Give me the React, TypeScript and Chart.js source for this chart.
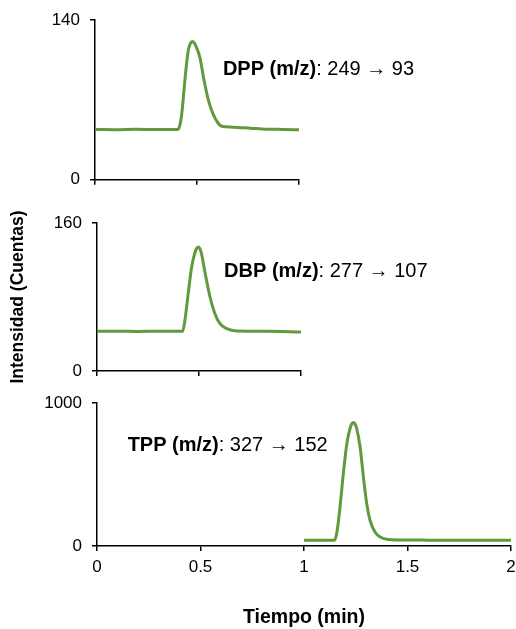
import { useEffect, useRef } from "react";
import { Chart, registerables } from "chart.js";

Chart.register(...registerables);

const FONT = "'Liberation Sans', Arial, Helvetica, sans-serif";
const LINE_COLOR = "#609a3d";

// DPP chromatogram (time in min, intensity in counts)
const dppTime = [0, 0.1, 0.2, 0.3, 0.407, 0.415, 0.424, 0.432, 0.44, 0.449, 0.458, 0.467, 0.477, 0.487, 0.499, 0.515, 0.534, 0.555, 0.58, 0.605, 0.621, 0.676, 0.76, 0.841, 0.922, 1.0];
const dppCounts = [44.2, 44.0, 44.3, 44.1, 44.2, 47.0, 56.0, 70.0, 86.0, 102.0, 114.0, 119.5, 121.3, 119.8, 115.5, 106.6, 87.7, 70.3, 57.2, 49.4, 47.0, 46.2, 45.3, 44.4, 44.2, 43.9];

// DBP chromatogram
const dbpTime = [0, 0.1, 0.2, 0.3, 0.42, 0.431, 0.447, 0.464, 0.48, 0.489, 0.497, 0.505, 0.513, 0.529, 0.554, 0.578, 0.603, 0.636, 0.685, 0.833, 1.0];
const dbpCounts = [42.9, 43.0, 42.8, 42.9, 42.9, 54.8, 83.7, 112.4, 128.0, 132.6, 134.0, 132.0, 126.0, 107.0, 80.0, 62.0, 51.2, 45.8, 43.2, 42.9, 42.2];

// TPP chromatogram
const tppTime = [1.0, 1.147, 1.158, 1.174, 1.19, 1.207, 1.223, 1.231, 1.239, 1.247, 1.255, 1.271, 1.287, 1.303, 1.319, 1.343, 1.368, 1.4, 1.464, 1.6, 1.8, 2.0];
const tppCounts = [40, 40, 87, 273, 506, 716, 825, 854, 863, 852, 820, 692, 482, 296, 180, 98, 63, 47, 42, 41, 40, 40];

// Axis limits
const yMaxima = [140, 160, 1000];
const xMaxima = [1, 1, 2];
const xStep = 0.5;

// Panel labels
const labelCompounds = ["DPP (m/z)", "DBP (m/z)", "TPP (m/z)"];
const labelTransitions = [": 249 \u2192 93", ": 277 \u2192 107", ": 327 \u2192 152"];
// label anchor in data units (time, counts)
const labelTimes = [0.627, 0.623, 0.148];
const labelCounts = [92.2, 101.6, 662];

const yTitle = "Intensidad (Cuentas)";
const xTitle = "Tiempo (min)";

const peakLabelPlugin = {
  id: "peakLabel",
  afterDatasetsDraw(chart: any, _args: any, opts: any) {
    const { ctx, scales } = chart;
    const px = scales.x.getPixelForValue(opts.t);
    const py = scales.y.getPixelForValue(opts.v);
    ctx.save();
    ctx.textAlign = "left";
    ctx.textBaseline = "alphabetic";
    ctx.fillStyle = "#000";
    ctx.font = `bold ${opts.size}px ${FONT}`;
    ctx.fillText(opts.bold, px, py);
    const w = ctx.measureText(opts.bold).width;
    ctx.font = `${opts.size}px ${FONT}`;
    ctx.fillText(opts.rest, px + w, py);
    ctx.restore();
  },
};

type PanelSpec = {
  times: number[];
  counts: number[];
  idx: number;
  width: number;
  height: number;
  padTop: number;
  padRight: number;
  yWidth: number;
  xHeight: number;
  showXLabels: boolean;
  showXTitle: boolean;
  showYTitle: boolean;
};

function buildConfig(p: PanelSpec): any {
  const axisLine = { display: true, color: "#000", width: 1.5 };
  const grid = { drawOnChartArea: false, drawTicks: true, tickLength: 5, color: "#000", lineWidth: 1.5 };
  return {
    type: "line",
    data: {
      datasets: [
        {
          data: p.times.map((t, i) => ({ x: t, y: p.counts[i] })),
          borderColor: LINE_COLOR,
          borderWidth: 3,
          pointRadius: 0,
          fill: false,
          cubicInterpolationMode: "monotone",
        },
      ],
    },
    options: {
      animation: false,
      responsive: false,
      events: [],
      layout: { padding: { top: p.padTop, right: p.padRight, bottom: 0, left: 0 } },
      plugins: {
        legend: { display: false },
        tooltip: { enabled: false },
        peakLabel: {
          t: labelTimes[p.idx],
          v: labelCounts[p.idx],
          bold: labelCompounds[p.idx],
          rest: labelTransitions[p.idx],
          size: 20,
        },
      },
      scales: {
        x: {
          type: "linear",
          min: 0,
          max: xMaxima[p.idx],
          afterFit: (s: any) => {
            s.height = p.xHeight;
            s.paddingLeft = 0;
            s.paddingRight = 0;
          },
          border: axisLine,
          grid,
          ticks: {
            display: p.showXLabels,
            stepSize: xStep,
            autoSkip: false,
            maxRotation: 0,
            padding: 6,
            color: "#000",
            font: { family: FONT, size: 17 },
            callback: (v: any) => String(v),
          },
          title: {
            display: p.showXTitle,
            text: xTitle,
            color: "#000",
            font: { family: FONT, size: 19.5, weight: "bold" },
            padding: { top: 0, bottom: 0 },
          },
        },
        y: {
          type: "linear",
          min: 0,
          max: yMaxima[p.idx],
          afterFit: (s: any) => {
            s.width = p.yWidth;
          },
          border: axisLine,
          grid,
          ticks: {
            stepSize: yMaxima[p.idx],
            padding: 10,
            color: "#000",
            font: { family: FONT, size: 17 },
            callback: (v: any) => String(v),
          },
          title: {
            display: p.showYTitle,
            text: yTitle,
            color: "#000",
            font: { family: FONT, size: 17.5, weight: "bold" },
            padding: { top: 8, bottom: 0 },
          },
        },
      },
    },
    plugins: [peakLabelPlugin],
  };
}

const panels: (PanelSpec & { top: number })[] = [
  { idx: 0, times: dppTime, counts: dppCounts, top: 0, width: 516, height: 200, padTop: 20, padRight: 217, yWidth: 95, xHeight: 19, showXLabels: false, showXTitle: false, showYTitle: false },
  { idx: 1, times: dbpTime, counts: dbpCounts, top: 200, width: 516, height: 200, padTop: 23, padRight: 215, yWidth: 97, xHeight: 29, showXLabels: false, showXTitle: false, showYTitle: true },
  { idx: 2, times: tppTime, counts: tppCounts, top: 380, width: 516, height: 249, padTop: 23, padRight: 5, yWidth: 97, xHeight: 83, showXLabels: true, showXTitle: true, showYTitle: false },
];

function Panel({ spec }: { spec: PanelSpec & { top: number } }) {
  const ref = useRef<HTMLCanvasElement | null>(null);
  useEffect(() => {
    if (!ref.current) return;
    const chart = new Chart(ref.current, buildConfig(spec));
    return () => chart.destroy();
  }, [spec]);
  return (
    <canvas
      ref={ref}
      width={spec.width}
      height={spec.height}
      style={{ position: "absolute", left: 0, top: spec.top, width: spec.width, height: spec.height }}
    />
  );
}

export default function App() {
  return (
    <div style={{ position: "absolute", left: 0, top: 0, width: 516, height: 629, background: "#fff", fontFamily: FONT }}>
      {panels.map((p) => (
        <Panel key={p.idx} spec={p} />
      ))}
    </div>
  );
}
==
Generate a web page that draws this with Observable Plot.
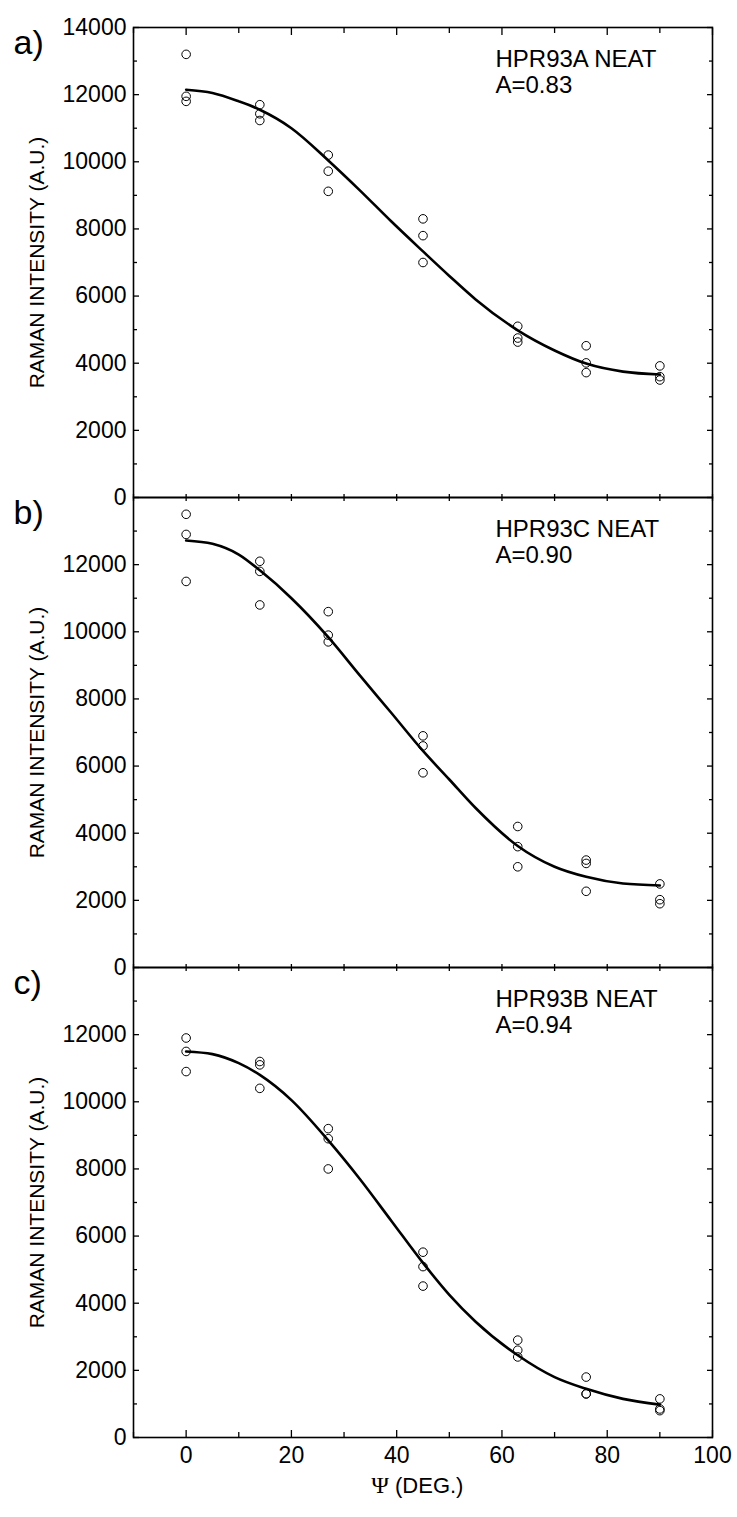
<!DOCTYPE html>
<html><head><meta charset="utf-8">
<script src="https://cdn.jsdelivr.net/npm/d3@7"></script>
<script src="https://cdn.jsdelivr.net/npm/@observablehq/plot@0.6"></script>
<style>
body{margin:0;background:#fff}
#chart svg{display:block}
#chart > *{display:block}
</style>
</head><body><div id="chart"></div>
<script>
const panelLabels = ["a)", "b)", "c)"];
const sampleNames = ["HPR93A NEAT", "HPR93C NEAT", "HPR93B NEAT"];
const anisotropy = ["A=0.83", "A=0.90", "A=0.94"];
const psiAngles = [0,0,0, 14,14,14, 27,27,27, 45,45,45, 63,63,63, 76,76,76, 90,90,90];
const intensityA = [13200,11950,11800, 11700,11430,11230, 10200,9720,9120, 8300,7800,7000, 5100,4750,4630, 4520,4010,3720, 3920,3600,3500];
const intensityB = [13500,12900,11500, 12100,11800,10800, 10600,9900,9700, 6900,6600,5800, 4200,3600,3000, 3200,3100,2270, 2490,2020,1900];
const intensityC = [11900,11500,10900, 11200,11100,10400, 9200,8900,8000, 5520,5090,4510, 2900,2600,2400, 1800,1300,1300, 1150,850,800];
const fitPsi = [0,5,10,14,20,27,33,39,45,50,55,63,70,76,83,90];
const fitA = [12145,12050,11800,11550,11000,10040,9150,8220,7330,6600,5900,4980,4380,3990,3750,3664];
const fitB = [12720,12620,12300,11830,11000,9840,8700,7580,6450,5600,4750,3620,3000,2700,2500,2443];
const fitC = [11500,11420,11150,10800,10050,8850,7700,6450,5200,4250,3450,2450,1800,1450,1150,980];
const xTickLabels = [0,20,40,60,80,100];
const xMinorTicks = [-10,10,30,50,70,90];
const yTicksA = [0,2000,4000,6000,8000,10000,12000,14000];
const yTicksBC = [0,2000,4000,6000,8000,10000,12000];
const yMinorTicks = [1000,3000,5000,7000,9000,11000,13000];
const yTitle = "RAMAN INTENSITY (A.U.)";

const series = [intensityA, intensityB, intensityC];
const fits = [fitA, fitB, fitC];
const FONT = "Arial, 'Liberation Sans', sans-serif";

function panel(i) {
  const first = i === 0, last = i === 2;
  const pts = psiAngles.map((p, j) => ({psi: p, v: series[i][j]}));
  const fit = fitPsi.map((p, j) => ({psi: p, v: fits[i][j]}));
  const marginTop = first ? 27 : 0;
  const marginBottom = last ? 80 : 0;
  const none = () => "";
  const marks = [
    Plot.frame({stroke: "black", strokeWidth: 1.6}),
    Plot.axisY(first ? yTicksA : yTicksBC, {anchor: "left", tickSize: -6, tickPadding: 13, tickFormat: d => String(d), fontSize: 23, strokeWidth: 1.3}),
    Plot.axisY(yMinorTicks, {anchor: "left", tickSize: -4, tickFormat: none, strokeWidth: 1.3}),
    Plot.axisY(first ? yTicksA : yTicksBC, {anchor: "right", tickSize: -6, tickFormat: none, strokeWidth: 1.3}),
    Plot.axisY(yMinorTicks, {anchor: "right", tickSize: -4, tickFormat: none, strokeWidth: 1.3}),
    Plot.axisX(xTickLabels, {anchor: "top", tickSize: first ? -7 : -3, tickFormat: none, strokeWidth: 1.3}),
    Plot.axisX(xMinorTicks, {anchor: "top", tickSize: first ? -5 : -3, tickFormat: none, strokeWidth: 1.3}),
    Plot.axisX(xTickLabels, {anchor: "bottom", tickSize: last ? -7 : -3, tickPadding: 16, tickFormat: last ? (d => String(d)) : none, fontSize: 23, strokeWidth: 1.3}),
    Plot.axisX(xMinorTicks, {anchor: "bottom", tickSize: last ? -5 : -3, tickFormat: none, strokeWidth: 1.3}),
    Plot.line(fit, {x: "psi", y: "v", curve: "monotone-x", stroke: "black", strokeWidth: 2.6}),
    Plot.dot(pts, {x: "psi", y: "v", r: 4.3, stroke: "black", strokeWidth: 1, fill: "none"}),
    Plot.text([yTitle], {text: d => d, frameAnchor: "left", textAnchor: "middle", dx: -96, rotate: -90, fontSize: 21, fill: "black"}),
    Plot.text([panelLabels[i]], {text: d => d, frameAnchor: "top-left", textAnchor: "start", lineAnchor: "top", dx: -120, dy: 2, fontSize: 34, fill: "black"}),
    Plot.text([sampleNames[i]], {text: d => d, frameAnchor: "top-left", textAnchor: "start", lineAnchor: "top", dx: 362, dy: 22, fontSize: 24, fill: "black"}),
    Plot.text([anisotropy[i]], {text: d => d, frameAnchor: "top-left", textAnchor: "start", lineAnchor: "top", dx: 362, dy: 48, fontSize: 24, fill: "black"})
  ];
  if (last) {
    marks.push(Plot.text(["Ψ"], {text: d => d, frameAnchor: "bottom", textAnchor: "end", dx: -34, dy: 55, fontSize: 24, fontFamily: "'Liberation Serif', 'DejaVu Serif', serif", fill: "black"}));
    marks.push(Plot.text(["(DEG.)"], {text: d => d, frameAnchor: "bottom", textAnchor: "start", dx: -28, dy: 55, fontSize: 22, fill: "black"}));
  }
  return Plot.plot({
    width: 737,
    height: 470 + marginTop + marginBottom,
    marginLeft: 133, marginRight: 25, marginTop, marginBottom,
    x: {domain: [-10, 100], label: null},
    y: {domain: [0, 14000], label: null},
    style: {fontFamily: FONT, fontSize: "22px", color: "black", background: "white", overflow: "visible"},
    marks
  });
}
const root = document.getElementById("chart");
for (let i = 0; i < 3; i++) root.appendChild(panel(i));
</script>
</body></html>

#### TASK TO CARRY OUT
Both the line containing "Give me the" and the line containing "44.4, 44.2, 43.9];" belong in the copy, along with every line between them. Reproduce that stretch exactly, without the pictures.

#### TASK RESULT
Give me the React, TypeScript and Chart.js source for this chart.
import { useEffect, useRef } from "react";
import { Chart, registerables } from "chart.js";

Chart.register(...registerables);

const FONT = "'Liberation Sans', Arial, Helvetica, sans-serif";
const LINE_COLOR = "#609a3d";

// DPP chromatogram (time in min, intensity in counts)
const dppTime = [0, 0.1, 0.2, 0.3, 0.407, 0.415, 0.424, 0.432, 0.44, 0.449, 0.458, 0.467, 0.477, 0.487, 0.499, 0.515, 0.534, 0.555, 0.58, 0.605, 0.621, 0.676, 0.76, 0.841, 0.922, 1.0];
const dppCounts = [44.2, 44.0, 44.3, 44.1, 44.2, 47.0, 56.0, 70.0, 86.0, 102.0, 114.0, 119.5, 121.3, 119.8, 115.5, 106.6, 87.7, 70.3, 57.2, 49.4, 47.0, 46.2, 45.3, 44.4, 44.2, 43.9];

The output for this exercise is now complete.